Next wave’s e-learning is already hear, means what?

2000 learning centers. A Billion dollar business in 5 years. Squirrel, one of the growing educational AI-enterprises in China. Why learn less with good, but slow, e-learning? You can learn more, and faster, with great e-learning. It is about what would be perfect for just you, at any given point in time, no matter time.

Like with most new digital technologies we see evolving at this moment; one might debate how fast, or slow, AI is entering into the field of education. One might also debate how well AI can be used for helping us to become good at preparing ourselves for an ever changing world, compared to helping us to learn things that are farily easy to articulate the point of knowing in advance, like basic math. All this, is also something that this article from MIT Technology Review adress. It´s worth reading.

For the same reason, this presentation given by the founder of Squirrel, Derek Li, an educational enterprise in china based on AI, is well worth 20 minutes of your time. Obviously, Squirrel is growing rapidly and most likely for a good reason. They do math.

Just “one of these AI-ventures” one might say, if one prefers that. Or; a representation of an interesting and important phenomenom worth trying to understand?

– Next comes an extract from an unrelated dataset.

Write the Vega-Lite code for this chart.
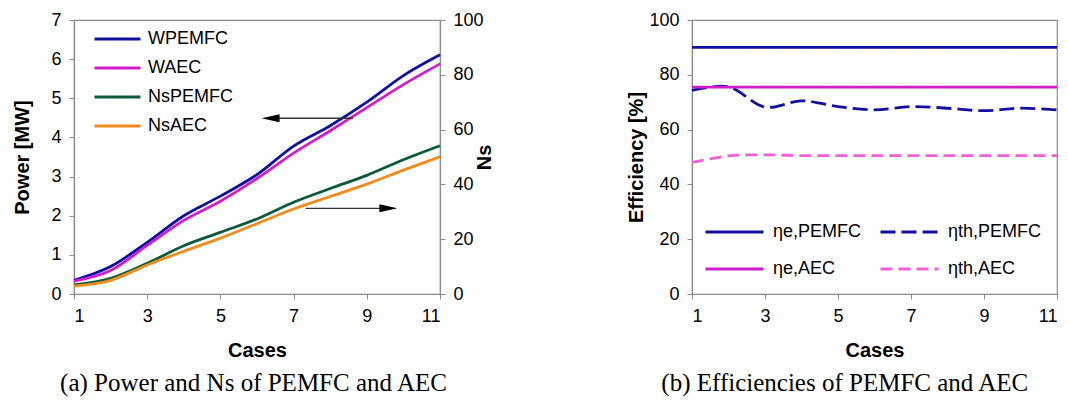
{
  "$schema": "https://vega.github.io/schema/vega-lite/v6.json",
  "padding": {"left": 12, "top": 10, "right": 5, "bottom": 5},
  "background": "white",
  "config": {
    "view": {"stroke": "#8c8c8c", "strokeWidth": 1.2},
    "axis": {
      "grid": false, "domainColor": "#8c8c8c", "domainWidth": 1.2, "tickColor": "#8c8c8c", "tickSize": 5,
      "labelFont": "Liberation Sans", "labelFontSize": 18, "labelColor": "black", "labelPadding": 8,
      "titleFont": "Liberation Sans", "titleFontSize": 20, "titleFontWeight": "bold", "titleColor": "black"
    },
    "legend": {
      "labelFont": "Liberation Sans", "labelFontSize": 18, "labelColor": "black", "symbolType": "M-1,0H3", "symbolStrokeWidth": 2.8
    },
    "title": {"font": "Liberation Serif", "fontSize": 25, "fontWeight": "normal", "color": "black", "orient": "bottom", "anchor": "middle", "frame": "bounds", "offset": 11}
  },
  "datasets": {
    "power": [
      {"series": "WPEMFC", "case": 1, "value": 0.35}, {"series": "WPEMFC", "case": 2, "value": 0.70}, {"series": "WPEMFC", "case": 3, "value": 1.32}, {"series": "WPEMFC", "case": 4, "value": 2.00}, {"series": "WPEMFC", "case": 5, "value": 2.50}, {"series": "WPEMFC", "case": 6, "value": 3.05}, {"series": "WPEMFC", "case": 7, "value": 3.78}, {"series": "WPEMFC", "case": 8, "value": 4.30}, {"series": "WPEMFC", "case": 9, "value": 4.90}, {"series": "WPEMFC", "case": 10, "value": 5.58}, {"series": "WPEMFC", "case": 11, "value": 6.11},
      {"series": "WAEC", "case": 1, "value": 0.33}, {"series": "WAEC", "case": 2, "value": 0.60}, {"series": "WAEC", "case": 3, "value": 1.24}, {"series": "WAEC", "case": 4, "value": 1.88}, {"series": "WAEC", "case": 5, "value": 2.37}, {"series": "WAEC", "case": 6, "value": 2.95}, {"series": "WAEC", "case": 7, "value": 3.60}, {"series": "WAEC", "case": 8, "value": 4.17}, {"series": "WAEC", "case": 9, "value": 4.76}, {"series": "WAEC", "case": 10, "value": 5.35}, {"series": "WAEC", "case": 11, "value": 5.88}
    ],
    "ns": [
      {"series": "NsPEMFC", "case": 1, "value": 3.3}, {"series": "NsPEMFC", "case": 2, "value": 5.7}, {"series": "NsPEMFC", "case": 3, "value": 11.2}, {"series": "NsPEMFC", "case": 4, "value": 17.6}, {"series": "NsPEMFC", "case": 5, "value": 22.5}, {"series": "NsPEMFC", "case": 6, "value": 27.4}, {"series": "NsPEMFC", "case": 7, "value": 33.5}, {"series": "NsPEMFC", "case": 8, "value": 38.5}, {"series": "NsPEMFC", "case": 9, "value": 43.3}, {"series": "NsPEMFC", "case": 10, "value": 49.0}, {"series": "NsPEMFC", "case": 11, "value": 54.1},
      {"series": "NsAEC", "case": 1, "value": 2.9}, {"series": "NsAEC", "case": 2, "value": 5.0}, {"series": "NsAEC", "case": 3, "value": 10.6}, {"series": "NsAEC", "case": 4, "value": 15.6}, {"series": "NsAEC", "case": 5, "value": 20.4}, {"series": "NsAEC", "case": 6, "value": 25.7}, {"series": "NsAEC", "case": 7, "value": 31.0}, {"series": "NsAEC", "case": 8, "value": 35.6}, {"series": "NsAEC", "case": 9, "value": 40.1}, {"series": "NsAEC", "case": 10, "value": 45.2}, {"series": "NsAEC", "case": 11, "value": 50.1}
    ],
    "arrows": [
      {"case": 8.62, "case2": 6.6, "value": 4.49, "head": 6.37, "dir": "left"},
      {"case": 7.33, "case2": 9.4, "value": 2.19, "head": 9.59, "dir": "right"}
    ],
    "eff": [
      {"series": "ηe,PEMFC", "case": 1, "value": 90}, {"series": "ηe,PEMFC", "case": 2, "value": 90}, {"series": "ηe,PEMFC", "case": 3, "value": 90}, {"series": "ηe,PEMFC", "case": 4, "value": 90}, {"series": "ηe,PEMFC", "case": 5, "value": 90}, {"series": "ηe,PEMFC", "case": 6, "value": 90}, {"series": "ηe,PEMFC", "case": 7, "value": 90}, {"series": "ηe,PEMFC", "case": 8, "value": 90}, {"series": "ηe,PEMFC", "case": 9, "value": 90}, {"series": "ηe,PEMFC", "case": 10, "value": 90}, {"series": "ηe,PEMFC", "case": 11, "value": 90},
      {"series": "ηth,PEMFC", "case": 1, "value": 74.3}, {"series": "ηth,PEMFC", "case": 2, "value": 75.6}, {"series": "ηth,PEMFC", "case": 3, "value": 68.2}, {"series": "ηth,PEMFC", "case": 4, "value": 70.5}, {"series": "ηth,PEMFC", "case": 5, "value": 68.4}, {"series": "ηth,PEMFC", "case": 6, "value": 67.2}, {"series": "ηth,PEMFC", "case": 7, "value": 68.4}, {"series": "ηth,PEMFC", "case": 8, "value": 67.8}, {"series": "ηth,PEMFC", "case": 9, "value": 66.9}, {"series": "ηth,PEMFC", "case": 10, "value": 67.8}, {"series": "ηth,PEMFC", "case": 11, "value": 67.2},
      {"series": "ηe,AEC", "case": 1, "value": 75.5}, {"series": "ηe,AEC", "case": 2, "value": 75.5}, {"series": "ηe,AEC", "case": 3, "value": 75.5}, {"series": "ηe,AEC", "case": 4, "value": 75.5}, {"series": "ηe,AEC", "case": 5, "value": 75.5}, {"series": "ηe,AEC", "case": 6, "value": 75.5}, {"series": "ηe,AEC", "case": 7, "value": 75.5}, {"series": "ηe,AEC", "case": 8, "value": 75.5}, {"series": "ηe,AEC", "case": 9, "value": 75.5}, {"series": "ηe,AEC", "case": 10, "value": 75.5}, {"series": "ηe,AEC", "case": 11, "value": 75.5},
      {"series": "ηth,AEC", "case": 1, "value": 48.0}, {"series": "ηth,AEC", "case": 2, "value": 50.4}, {"series": "ηth,AEC", "case": 3, "value": 50.8}, {"series": "ηth,AEC", "case": 4, "value": 50.5}, {"series": "ηth,AEC", "case": 5, "value": 50.5}, {"series": "ηth,AEC", "case": 6, "value": 50.5}, {"series": "ηth,AEC", "case": 7, "value": 50.5}, {"series": "ηth,AEC", "case": 8, "value": 50.5}, {"series": "ηth,AEC", "case": 9, "value": 50.5}, {"series": "ηth,AEC", "case": 10, "value": 50.5}, {"series": "ηth,AEC", "case": 11, "value": 50.5}
    ]
  },
  "resolve": {"scale": {"color": "independent", "strokeDash": "independent"}, "legend": {"color": "independent", "strokeDash": "independent"}},
  "hconcat": [
    {
      "width": 366, "height": 274,
      "title": {"text": "(a) Power and Ns of PEMFC and AEC"},
      "encoding": {
        "x": {"field": "case", "type": "quantitative", "scale": {"domain": [1, 11], "nice": false, "zero": false},
              "axis": {"values": [1, 3, 5, 7, 9, 11], "title": "Cases", "titlePadding": 15}}
      },
      "layer": [
        {
          "data": {"name": "power"},
          "mark": {"type": "line", "interpolate": "monotone", "strokeWidth": 2.8},
          "encoding": {
            "y": {"field": "value", "type": "quantitative", "scale": {"domain": [0, 7], "nice": false},
                  "axis": {"values": [0, 1, 2, 3, 4, 5, 6, 7], "title": "Power [MW]", "titlePadding": 18}},
            "color": {"field": "series", "type": "nominal",
                      "scale": {"domain": ["WPEMFC", "WAEC", "NsPEMFC", "NsAEC"], "range": ["#10109e", "#d01ccc", "#0b5a3a", "#f08c1c"]},
                      "legend": {"title": null, "orient": "none", "legendX": 19, "legendY": 6, "symbolSize": 529, "rowPadding": 7, "labelOffset": 29}}
          }
        },
        {
          "data": {"name": "ns"},
          "mark": {"type": "line", "interpolate": "monotone", "strokeWidth": 2.8},
          "encoding": {
            "y": {"field": "value", "type": "quantitative", "scale": {"domain": [0, 100], "nice": false},
                  "axis": {"orient": "right", "values": [0, 20, 40, 60, 80, 100], "title": "Ns", "titleAngle": 270, "titlePadding": 11}},
            "color": {"field": "series", "type": "nominal"}
          }
        },
        {
          "data": {"name": "arrows"},
          "mark": {"type": "rule", "color": "#333333", "strokeWidth": 1.3},
          "encoding": {
            "x2": {"field": "case2"},
            "y": {"field": "value", "type": "quantitative", "scale": {"domain": [0, 7], "nice": false}, "axis": null}
          }
        },
        {
          "data": {"name": "arrows"},
          "mark": {"type": "point", "filled": true, "color": "black", "opacity": 1, "size": 324},
          "encoding": {
            "x": {"field": "head", "type": "quantitative"},
            "y": {"field": "value", "type": "quantitative", "scale": {"domain": [0, 7], "nice": false}, "axis": null},
            "shape": {"field": "dir", "type": "nominal", "scale": {"domain": ["left", "right"], "range": ["M-1,0L1,-0.45L1,0.45Z", "M1,0L-1,-0.45L-1,0.45Z"]}, "legend": null}
          }
        }
      ],
      "resolve": {"scale": {"y": "independent"}}
    },
    {
      "width": 365, "height": 274,
      "title": {"text": "(b) Efficiencies of PEMFC and AEC"},
      "data": {"name": "eff"},
      "mark": {"type": "line", "interpolate": "catmull-rom", "strokeWidth": 2.8},
      "encoding": {
        "x": {"field": "case", "type": "quantitative", "scale": {"domain": [1, 11], "nice": false, "zero": false},
              "axis": {"values": [1, 3, 5, 7, 9, 11], "title": "Cases", "titlePadding": 15}},
        "y": {"field": "value", "type": "quantitative", "scale": {"domain": [0, 100], "nice": false},
              "axis": {"values": [0, 20, 40, 60, 80, 100], "title": "Efficiency [%]", "titlePadding": 2}},
        "color": {"field": "series", "type": "nominal",
                  "scale": {"domain": ["ηe,PEMFC", "ηe,AEC", "ηth,PEMFC", "ηth,AEC"], "range": ["#10109e", "#d01ccc", "#10109e", "#f060d8"]},
                  "legend": {"title": null, "orient": "none", "legendX": 12, "legendY": 196, "columns": 2, "columnPadding": 12, "symbolSize": 841, "rowPadding": 12, "labelOffset": 37}},
        "strokeDash": {"field": "series", "type": "nominal",
                       "scale": {"domain": ["ηe,PEMFC", "ηe,AEC", "ηth,PEMFC", "ηth,AEC"], "range": [[1, 0], [1, 0], [15, 6], [12, 6]]},
                       "legend": {"title": null, "orient": "none", "legendX": 12, "legendY": 196, "columns": 2, "columnPadding": 12, "symbolSize": 841, "rowPadding": 12, "labelOffset": 37}}
      }
    }
  ],
  "spacing": 131
}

Personally I find the fact that this service constantly changes for me over time being the most interesting thing here. It simply adapts to you, depending on what you achieve during the road. You are not just given a fixed course based on a “starting test” and then you have it. It is something far more. You are given a dynamic course instead.

When great new things evolve, it often is only a matter of time before they are picked up by someone else, or if the new thing by itself decides to get known, for instance by going globally. Could therefore the really interesting question here not be about “if” this will change things in the business of education, but how fast/slow it will? And how it will continue to develop over time? And what we can learn from existing early adopter-cases where these tools already have been used?

Adding to that; should not plans we might develop for how to handle change, look a bit different depending on if we assume that there is a hard wind, a storm, or even a tornado being on its way?